An interesting phenomenon is observed for the sagittal plane. Proper contouring of the MCGR is not easily achievable due to the straight actuator segment [12, 30]. This has been attributed to the high risk of PJK after growing rod surgery [30, 43, 44]. The ability of the spine to compensate for sudden flattening of the sagittal alignment is highlighted by the early rebound in thoracic kyphosis and lumbar lordosis after rod implantation. Interestingly, we did not observe any cases with PJK even with the larger preoperative higher proximal junctional angles. There is recruitment of more cranial spinal segments to reproduce the thoracic kyphosis and is clearly represented by a rebound increase in proximal junctional angle as early as postoperative 6 months. There is also greater T1–T12 kyphotic change as compared to T4–T12. The inclusion of T1–4 in addition to the T4–T12 better incorporates the kyphotic changes occurring in the proximal thoracic spinal segments. In our series, the increase in kyphosis was only observed in the early postoperative follow-up and the overall kyphosis did not change thereafter. There is no further deterioration in the proximal junctional angle after the early change. This may be a reason why we did not observe PJK in our series as compared to previous reports (~ 40%) [15, 43].

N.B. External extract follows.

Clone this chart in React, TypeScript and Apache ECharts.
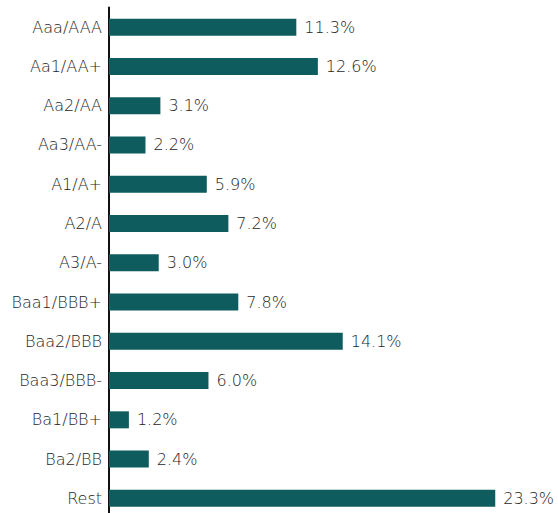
import React, { useEffect, useRef } from "react";
import * as echarts from "echarts";

const categories = [
  "Aaa/AAA",
  "Aa1/AA+",
  "Aa2/AA",
  "Aa3/AA-",
  "A1/A+",
  "A2/A",
  "A3/A-",
  "Baa1/BBB+",
  "Baa2/BBB",
  "Baa3/BBB-",
  "Ba1/BB+",
  "Ba2/BB",
  "Rest",
];
const values = [11.3, 12.6, 3.1, 2.2, 5.9, 7.2, 3.0, 7.8, 14.1, 6.0, 1.2, 2.4, 23.3];

const FONT = "'DejaVu Sans', 'Liberation Sans', Arial, sans-serif";

export default function App() {
  const ref = useRef<HTMLDivElement>(null);
  useEffect(() => {
    if (!ref.current) return;
    const chart = echarts.init(ref.current, null, { renderer: "svg" });
    chart.setOption({
      animation: false,
      backgroundColor: "#ffffff",
      grid: { left: 109, right: 18, top: 7.5, bottom: 0, containLabel: false },
      xAxis: {
        type: "value",
        min: 0,
        max: 26,
        show: false,
      },
      yAxis: {
        type: "category",
        data: categories,
        inverse: true,
        axisLine: { show: true, lineStyle: { color: "#111", width: 2 } },
        axisTick: { show: false },
        axisLabel: {
          margin: 7,
          fontSize: 16,
          fontWeight: 200,
          fontFamily: FONT,
          color: "#1e1e1e",
        },
        splitLine: { show: false },
      },
      series: [
        {
          type: "bar",
          data: values,
          barWidth: 17,
          itemStyle: { color: "#0e5c5e" },
          label: {
            show: true,
            position: "right",
            distance: 8,
            formatter: (p: any) => p.value.toFixed(1) + "%",
            fontSize: 16,
            fontWeight: 200,
            fontFamily: FONT,
            color: "#1e1e1e",
          },
        },
      ],
    });
    return () => chart.dispose();
  }, []);
  return (
    <div
      style={{
        position: "absolute",
        left: 0,
        top: 0,
        width: 558,
        height: 513,
        overflow: "hidden",
        background: "#fff",
      }}
    >
      <div ref={ref} style={{ width: 558, height: 518 }} />
    </div>
  );
}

There are several limitations to this study that must be discussed. Firstly, we report the results of a small number of patients with variable ages at rod implantation. The lack of significance reported by the correlation analyses may be related to these limitations. However, it may also represent the variations in 3D curve types that have been reported [39]. For example, not all scoliosis curves are hypokyphotic and as correlation analyses are uni-directional, this tool may not be most representative of interactions between coronal, sagittal and axial planes. Nevertheless, our results will need to be validated in a larger study. For the purposes of this study, despite the presence of implants superimposing onto the vertebral bodies, measurements using the EOS® are still possible for postoperative images with reproducible data [34]. However, in one study investigating 3D reconstructions of the spine with posterior instrumentation in situ, the reported precision may vary from 2.8° to 10° for Cobb angles and 6.8° to 10.4° for apical vertebral rotation calculations. At present, we unfortunately have no other more accurate 3D assessment available for children which also avoids the high radiation exposure associated with CT.

This is the first study to assess 3D changes in scoliosis correction with MCGR distractions. The corrections in rotational deformity are seen only with initial rod implantation and no significant changes are observed with distractions thereafter. Hence, the MCGR is successful in controlling the deformity and prevents its progression in the coronal, sagittal and axial planes. Understanding 3D changes in the deformity is important as it provides insight into how growth-sparing distraction devices can be tailored towards different patients with variable curve types. Further study can examine whether transverse plane growth deviates with MCGR treatment and whether this influences the correction outcomes achieved at final fusion surgery, as well as correlation with respiratory function.

Key points

  • The rotational correction is greatest with the initial magnetically controlled growing rod implantation and is stable thereafter with distractions.

  • Patients with higher preoperative proximal junctional angles had flattening of the sagittal alignment with rod implantation followed by early rebound.

  • No significant changes in coronal, sagittal or axial plane deformities occur with distractions up to 4-year follow-up.